The move is significant in no small part due to the growing concerns of everyone from the Democratic Party’s furthest-left wing to the centre regarding the party’s chances of maintaining control of one or both houses of Congress after the midterm elections in the fall.

Student loan cancellation has been viewed since the beginning of the Biden presidency as a sort of low-hanging fruit for the president; many Democrats, including Senate Majority Leader Chuck Schumer, believe that the president has the authority to cancel all or part of America’s massive $1.61 trillion federal student loan debt. The prospect of executive action has long been seen by those same Democrats as far more likely than the chances of getting student loan relief legislation passed through the 50-50 Senate, whee no Republicans have shown a meaningful willingness to support it.

Complicating the issue is the president’s own campaign promise to cancel student loan debt for millions of Americans, which the White House has explained as actually meant to mean that Mr Biden would support legislation by Congress to cancel up to a set amount of federal student loan debt for individual Americans.

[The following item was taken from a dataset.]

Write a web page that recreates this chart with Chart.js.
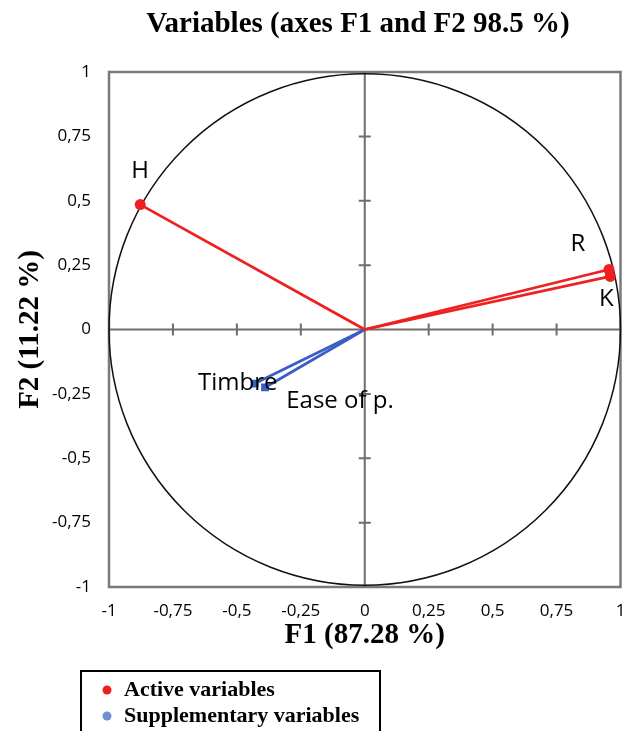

Rather than pursue that route the White House has instead opted to continue the pause on student debt repayments throughout the entire first year of Mr Biden’s presidency and throughout part of 2022; speculation is now growing over whether the president will keep extending the pause or resume it right in time for repayments to begin before the 2022 midterms.

Progressives such as Congressman Ro Khanna of California have called on Mr Biden to take some significant action on the issue as well as address climate change before the midterm elections as a means of stemming the bleeding of the presidents’ support among young Americans, who are according to polling abandoning the president the fastest of almost any demographic.